## BEGIN

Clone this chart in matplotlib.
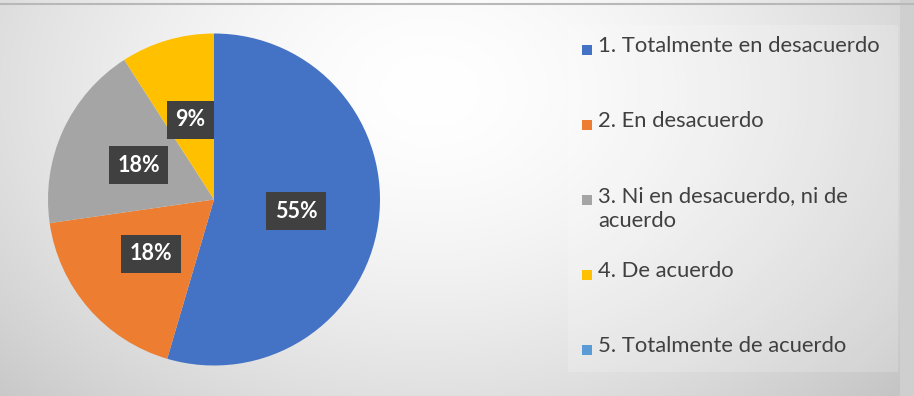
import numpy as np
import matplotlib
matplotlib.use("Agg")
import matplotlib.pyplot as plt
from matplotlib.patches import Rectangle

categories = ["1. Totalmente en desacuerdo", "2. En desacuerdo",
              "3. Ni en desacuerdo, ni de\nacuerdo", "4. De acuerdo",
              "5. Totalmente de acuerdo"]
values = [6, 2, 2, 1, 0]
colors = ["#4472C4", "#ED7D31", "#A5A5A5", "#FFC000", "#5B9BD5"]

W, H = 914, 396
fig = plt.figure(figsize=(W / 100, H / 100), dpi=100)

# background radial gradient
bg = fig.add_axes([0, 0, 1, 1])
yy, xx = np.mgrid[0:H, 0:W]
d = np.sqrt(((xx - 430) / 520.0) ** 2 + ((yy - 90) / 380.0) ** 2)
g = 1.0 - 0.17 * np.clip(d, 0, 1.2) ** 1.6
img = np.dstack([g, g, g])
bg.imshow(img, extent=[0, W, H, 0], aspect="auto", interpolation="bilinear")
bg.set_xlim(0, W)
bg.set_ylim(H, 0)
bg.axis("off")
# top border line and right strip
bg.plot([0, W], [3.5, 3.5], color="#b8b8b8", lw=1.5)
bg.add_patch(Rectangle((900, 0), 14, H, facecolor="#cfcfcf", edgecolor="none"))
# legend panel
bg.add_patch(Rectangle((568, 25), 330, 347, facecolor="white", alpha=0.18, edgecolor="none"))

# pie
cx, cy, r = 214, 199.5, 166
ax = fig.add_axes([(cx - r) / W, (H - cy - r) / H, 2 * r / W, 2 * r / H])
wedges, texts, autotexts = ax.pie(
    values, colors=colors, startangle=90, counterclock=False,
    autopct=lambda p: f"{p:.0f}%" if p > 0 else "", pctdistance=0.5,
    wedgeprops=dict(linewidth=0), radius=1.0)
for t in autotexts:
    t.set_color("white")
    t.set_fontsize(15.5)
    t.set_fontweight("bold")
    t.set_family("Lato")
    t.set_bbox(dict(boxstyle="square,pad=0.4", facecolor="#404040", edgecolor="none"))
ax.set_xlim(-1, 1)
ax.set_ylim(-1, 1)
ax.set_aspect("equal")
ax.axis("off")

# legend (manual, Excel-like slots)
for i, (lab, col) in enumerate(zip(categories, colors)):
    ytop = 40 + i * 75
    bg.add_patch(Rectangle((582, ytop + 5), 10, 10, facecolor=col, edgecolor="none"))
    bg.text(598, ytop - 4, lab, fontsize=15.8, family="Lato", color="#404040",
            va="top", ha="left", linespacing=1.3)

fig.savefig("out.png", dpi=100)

## END

Task instructions: Reproduce the whole listing above word for word, but not its pictures.

Complete response:
Clone this chart in matplotlib.
import numpy as np
import matplotlib
matplotlib.use("Agg")
import matplotlib.pyplot as plt
from matplotlib.patches import Rectangle

categories = ["1. Totalmente en desacuerdo", "2. En desacuerdo",
              "3. Ni en desacuerdo, ni de\nacuerdo", "4. De acuerdo",
              "5. Totalmente de acuerdo"]
values = [6, 2, 2, 1, 0]
colors = ["#4472C4", "#ED7D31", "#A5A5A5", "#FFC000", "#5B9BD5"]

W, H = 914, 396
fig = plt.figure(figsize=(W / 100, H / 100), dpi=100)

# background radial gradient
bg = fig.add_axes([0, 0, 1, 1])
yy, xx = np.mgrid[0:H, 0:W]
d = np.sqrt(((xx - 430) / 520.0) ** 2 + ((yy - 90) / 380.0) ** 2)
g = 1.0 - 0.17 * np.clip(d, 0, 1.2) ** 1.6
img = np.dstack([g, g, g])
bg.imshow(img, extent=[0, W, H, 0], aspect="auto", interpolation="bilinear")
bg.set_xlim(0, W)
bg.set_ylim(H, 0)
bg.axis("off")
# top border line and right strip
bg.plot([0, W], [3.5, 3.5], color="#b8b8b8", lw=1.5)
bg.add_patch(Rectangle((900, 0), 14, H, facecolor="#cfcfcf", edgecolor="none"))
# legend panel
bg.add_patch(Rectangle((568, 25), 330, 347, facecolor="white", alpha=0.18, edgecolor="none"))

# pie
cx, cy, r = 214, 199.5, 166
ax = fig.add_axes([(cx - r) / W, (H - cy - r) / H, 2 * r / W, 2 * r / H])
wedges, texts, autotexts = ax.pie(
    values, colors=colors, startangle=90, counterclock=False,
    autopct=lambda p: f"{p:.0f}%" if p > 0 else "", pctdistance=0.5,
    wedgeprops=dict(linewidth=0), radius=1.0)
for t in autotexts:
    t.set_color("white")
    t.set_fontsize(15.5)
    t.set_fontweight("bold")
    t.set_family("Lato")
    t.set_bbox(dict(boxstyle="square,pad=0.4", facecolor="#404040", edgecolor="none"))
ax.set_xlim(-1, 1)
ax.set_ylim(-1, 1)
ax.set_aspect("equal")
ax.axis("off")

# legend (manual, Excel-like slots)
for i, (lab, col) in enumerate(zip(categories, colors)):
    ytop = 40 + i * 75
    bg.add_patch(Rectangle((582, ytop + 5), 10, 10, facecolor=col, edgecolor="none"))
    bg.text(598, ytop - 4, lab, fontsize=15.8, family="Lato", color="#404040",
            va="top", ha="left", linespacing=1.3)

fig.savefig("out.png", dpi=100)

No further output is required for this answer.